TASK TO COMPLETE = Your copy of the material must match it exactly, except that pictures are dropped.

-- Start PROVIDED MATERIAL --

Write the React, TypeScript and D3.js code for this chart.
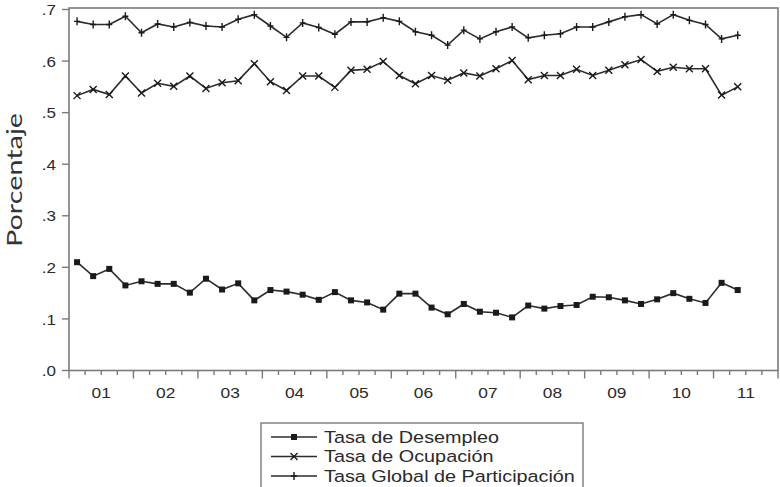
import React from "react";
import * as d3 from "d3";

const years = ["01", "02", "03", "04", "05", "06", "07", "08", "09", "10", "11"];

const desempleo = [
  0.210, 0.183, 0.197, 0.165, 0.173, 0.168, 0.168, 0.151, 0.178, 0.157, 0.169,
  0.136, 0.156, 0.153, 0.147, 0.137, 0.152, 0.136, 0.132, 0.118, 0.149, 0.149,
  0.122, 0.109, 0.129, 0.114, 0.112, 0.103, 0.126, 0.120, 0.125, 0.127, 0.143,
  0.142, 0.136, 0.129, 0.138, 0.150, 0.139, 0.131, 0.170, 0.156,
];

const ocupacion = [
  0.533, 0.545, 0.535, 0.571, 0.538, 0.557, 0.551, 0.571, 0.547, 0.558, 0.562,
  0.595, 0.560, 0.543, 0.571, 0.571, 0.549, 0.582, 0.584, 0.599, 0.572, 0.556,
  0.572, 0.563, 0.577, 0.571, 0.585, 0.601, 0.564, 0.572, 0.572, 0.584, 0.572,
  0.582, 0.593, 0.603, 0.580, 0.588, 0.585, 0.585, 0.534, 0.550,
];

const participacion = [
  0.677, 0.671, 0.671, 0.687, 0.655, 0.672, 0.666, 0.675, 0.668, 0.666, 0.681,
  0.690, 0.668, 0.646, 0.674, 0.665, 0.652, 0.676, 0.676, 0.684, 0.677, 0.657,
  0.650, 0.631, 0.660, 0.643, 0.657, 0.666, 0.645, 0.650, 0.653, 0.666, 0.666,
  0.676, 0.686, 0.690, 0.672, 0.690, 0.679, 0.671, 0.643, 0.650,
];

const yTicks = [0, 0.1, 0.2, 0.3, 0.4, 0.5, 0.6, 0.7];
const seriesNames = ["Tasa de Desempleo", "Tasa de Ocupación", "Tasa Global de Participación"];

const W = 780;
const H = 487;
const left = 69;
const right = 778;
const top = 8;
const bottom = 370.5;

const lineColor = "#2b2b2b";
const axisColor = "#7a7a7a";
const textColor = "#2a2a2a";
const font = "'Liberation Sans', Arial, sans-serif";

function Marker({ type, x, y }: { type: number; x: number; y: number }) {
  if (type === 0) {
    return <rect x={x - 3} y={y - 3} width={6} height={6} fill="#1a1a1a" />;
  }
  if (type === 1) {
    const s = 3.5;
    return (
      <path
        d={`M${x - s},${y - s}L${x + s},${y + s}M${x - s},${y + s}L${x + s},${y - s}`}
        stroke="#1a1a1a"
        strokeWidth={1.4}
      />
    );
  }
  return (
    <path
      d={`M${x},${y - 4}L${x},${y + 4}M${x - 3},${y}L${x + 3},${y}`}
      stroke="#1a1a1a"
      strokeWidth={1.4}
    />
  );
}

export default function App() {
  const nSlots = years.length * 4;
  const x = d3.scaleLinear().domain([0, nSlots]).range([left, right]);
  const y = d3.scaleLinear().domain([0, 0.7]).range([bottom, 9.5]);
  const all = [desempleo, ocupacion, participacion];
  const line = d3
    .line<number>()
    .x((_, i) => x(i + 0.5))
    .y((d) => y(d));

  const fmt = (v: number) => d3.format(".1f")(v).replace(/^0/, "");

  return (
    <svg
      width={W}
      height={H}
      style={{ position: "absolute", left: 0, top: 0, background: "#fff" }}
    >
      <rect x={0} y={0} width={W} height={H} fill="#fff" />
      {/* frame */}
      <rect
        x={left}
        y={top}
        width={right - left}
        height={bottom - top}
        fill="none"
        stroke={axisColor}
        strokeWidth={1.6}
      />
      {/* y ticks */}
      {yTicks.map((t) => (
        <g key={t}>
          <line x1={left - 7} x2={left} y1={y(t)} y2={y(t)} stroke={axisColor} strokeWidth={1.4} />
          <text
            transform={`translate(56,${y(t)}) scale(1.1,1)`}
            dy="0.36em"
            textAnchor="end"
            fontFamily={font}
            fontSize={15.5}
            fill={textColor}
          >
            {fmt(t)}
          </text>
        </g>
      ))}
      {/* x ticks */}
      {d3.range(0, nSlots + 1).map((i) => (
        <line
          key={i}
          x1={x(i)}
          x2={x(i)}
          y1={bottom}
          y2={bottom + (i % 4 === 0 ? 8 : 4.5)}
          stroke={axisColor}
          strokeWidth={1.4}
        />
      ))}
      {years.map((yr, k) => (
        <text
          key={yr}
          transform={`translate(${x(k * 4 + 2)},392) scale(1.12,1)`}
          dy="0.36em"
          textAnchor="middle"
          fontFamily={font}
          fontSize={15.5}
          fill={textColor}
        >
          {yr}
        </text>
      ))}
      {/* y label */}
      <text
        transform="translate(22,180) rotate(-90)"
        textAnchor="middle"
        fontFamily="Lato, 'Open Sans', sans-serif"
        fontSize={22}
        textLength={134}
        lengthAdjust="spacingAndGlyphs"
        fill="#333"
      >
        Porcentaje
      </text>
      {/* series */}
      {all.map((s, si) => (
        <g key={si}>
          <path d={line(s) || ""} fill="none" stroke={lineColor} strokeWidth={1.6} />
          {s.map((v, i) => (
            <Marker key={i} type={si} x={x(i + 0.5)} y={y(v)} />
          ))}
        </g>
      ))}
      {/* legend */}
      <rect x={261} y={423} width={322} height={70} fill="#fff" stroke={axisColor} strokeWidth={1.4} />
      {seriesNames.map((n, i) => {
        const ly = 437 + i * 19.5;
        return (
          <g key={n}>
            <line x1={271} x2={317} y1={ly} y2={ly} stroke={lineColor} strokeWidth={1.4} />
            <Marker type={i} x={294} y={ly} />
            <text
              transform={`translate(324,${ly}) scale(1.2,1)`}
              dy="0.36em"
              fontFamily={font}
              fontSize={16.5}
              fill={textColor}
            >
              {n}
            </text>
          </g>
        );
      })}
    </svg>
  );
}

-- End PROVIDED MATERIAL --

TASK SOLUTION =
Write the React, TypeScript and D3.js code for this chart.
import React from "react";
import * as d3 from "d3";

const years = ["01", "02", "03", "04", "05", "06", "07", "08", "09", "10", "11"];

const desempleo = [
  0.210, 0.183, 0.197, 0.165, 0.173, 0.168, 0.168, 0.151, 0.178, 0.157, 0.169,
  0.136, 0.156, 0.153, 0.147, 0.137, 0.152, 0.136, 0.132, 0.118, 0.149, 0.149,
  0.122, 0.109, 0.129, 0.114, 0.112, 0.103, 0.126, 0.120, 0.125, 0.127, 0.143,
  0.142, 0.136, 0.129, 0.138, 0.150, 0.139, 0.131, 0.170, 0.156,
];

const ocupacion = [
  0.533, 0.545, 0.535, 0.571, 0.538, 0.557, 0.551, 0.571, 0.547, 0.558, 0.562,
  0.595, 0.560, 0.543, 0.571, 0.571, 0.549, 0.582, 0.584, 0.599, 0.572, 0.556,
  0.572, 0.563, 0.577, 0.571, 0.585, 0.601, 0.564, 0.572, 0.572, 0.584, 0.572,
  0.582, 0.593, 0.603, 0.580, 0.588, 0.585, 0.585, 0.534, 0.550,
];

const participacion = [
  0.677, 0.671, 0.671, 0.687, 0.655, 0.672, 0.666, 0.675, 0.668, 0.666, 0.681,
  0.690, 0.668, 0.646, 0.674, 0.665, 0.652, 0.676, 0.676, 0.684, 0.677, 0.657,
  0.650, 0.631, 0.660, 0.643, 0.657, 0.666, 0.645, 0.650, 0.653, 0.666, 0.666,
  0.676, 0.686, 0.690, 0.672, 0.690, 0.679, 0.671, 0.643, 0.650,
];

const yTicks = [0, 0.1, 0.2, 0.3, 0.4, 0.5, 0.6, 0.7];
const seriesNames = ["Tasa de Desempleo", "Tasa de Ocupación", "Tasa Global de Participación"];

const W = 780;
const H = 487;
const left = 69;
const right = 778;
const top = 8;
const bottom = 370.5;

const lineColor = "#2b2b2b";
const axisColor = "#7a7a7a";
const textColor = "#2a2a2a";
const font = "'Liberation Sans', Arial, sans-serif";

function Marker({ type, x, y }: { type: number; x: number; y: number }) {
  if (type === 0) {
    return <rect x={x - 3} y={y - 3} width={6} height={6} fill="#1a1a1a" />;
  }
  if (type === 1) {
    const s = 3.5;
    return (
      <path
        d={`M${x - s},${y - s}L${x + s},${y + s}M${x - s},${y + s}L${x + s},${y - s}`}
        stroke="#1a1a1a"
        strokeWidth={1.4}
      />
    );
  }
  return (
    <path
      d={`M${x},${y - 4}L${x},${y + 4}M${x - 3},${y}L${x + 3},${y}`}
      stroke="#1a1a1a"
      strokeWidth={1.4}
    />
  );
}

export default function App() {
  const nSlots = years.length * 4;
  const x = d3.scaleLinear().domain([0, nSlots]).range([left, right]);
  const y = d3.scaleLinear().domain([0, 0.7]).range([bottom, 9.5]);
  const all = [desempleo, ocupacion, participacion];
  const line = d3
    .line<number>()
    .x((_, i) => x(i + 0.5))
    .y((d) => y(d));

  const fmt = (v: number) => d3.format(".1f")(v).replace(/^0/, "");

  return (
    <svg
      width={W}
      height={H}
      style={{ position: "absolute", left: 0, top: 0, background: "#fff" }}
    >
      <rect x={0} y={0} width={W} height={H} fill="#fff" />
      {/* frame */}
      <rect
        x={left}
        y={top}
        width={right - left}
        height={bottom - top}
        fill="none"
        stroke={axisColor}
        strokeWidth={1.6}
      />
      {/* y ticks */}
      {yTicks.map((t) => (
        <g key={t}>
          <line x1={left - 7} x2={left} y1={y(t)} y2={y(t)} stroke={axisColor} strokeWidth={1.4} />
          <text
            transform={`translate(56,${y(t)}) scale(1.1,1)`}
            dy="0.36em"
            textAnchor="end"
            fontFamily={font}
            fontSize={15.5}
            fill={textColor}
          >
            {fmt(t)}
          </text>
        </g>
      ))}
      {/* x ticks */}
      {d3.range(0, nSlots + 1).map((i) => (
        <line
          key={i}
          x1={x(i)}
          x2={x(i)}
          y1={bottom}
          y2={bottom + (i % 4 === 0 ? 8 : 4.5)}
          stroke={axisColor}
          strokeWidth={1.4}
        />
      ))}
      {years.map((yr, k) => (
        <text
          key={yr}
          transform={`translate(${x(k * 4 + 2)},392) scale(1.12,1)`}
          dy="0.36em"
          textAnchor="middle"
          fontFamily={font}
          fontSize={15.5}
          fill={textColor}
        >
          {yr}
        </text>
      ))}
      {/* y label */}
      <text
        transform="translate(22,180) rotate(-90)"
        textAnchor="middle"
        fontFamily="Lato, 'Open Sans', sans-serif"
        fontSize={22}
        textLength={134}
        lengthAdjust="spacingAndGlyphs"
        fill="#333"
      >
        Porcentaje
      </text>
      {/* series */}
      {all.map((s, si) => (
        <g key={si}>
          <path d={line(s) || ""} fill="none" stroke={lineColor} strokeWidth={1.6} />
          {s.map((v, i) => (
            <Marker key={i} type={si} x={x(i + 0.5)} y={y(v)} />
          ))}
        </g>
      ))}
      {/* legend */}
      <rect x={261} y={423} width={322} height={70} fill="#fff" stroke={axisColor} strokeWidth={1.4} />
      {seriesNames.map((n, i) => {
        const ly = 437 + i * 19.5;
        return (
          <g key={n}>
            <line x1={271} x2={317} y1={ly} y2={ly} stroke={lineColor} strokeWidth={1.4} />
            <Marker type={i} x={294} y={ly} />
            <text
              transform={`translate(324,${ly}) scale(1.2,1)`}
              dy="0.36em"
              fontFamily={font}
              fontSize={16.5}
              fill={textColor}
            >
              {n}
            </text>
          </g>
        );
      })}
    </svg>
  );
}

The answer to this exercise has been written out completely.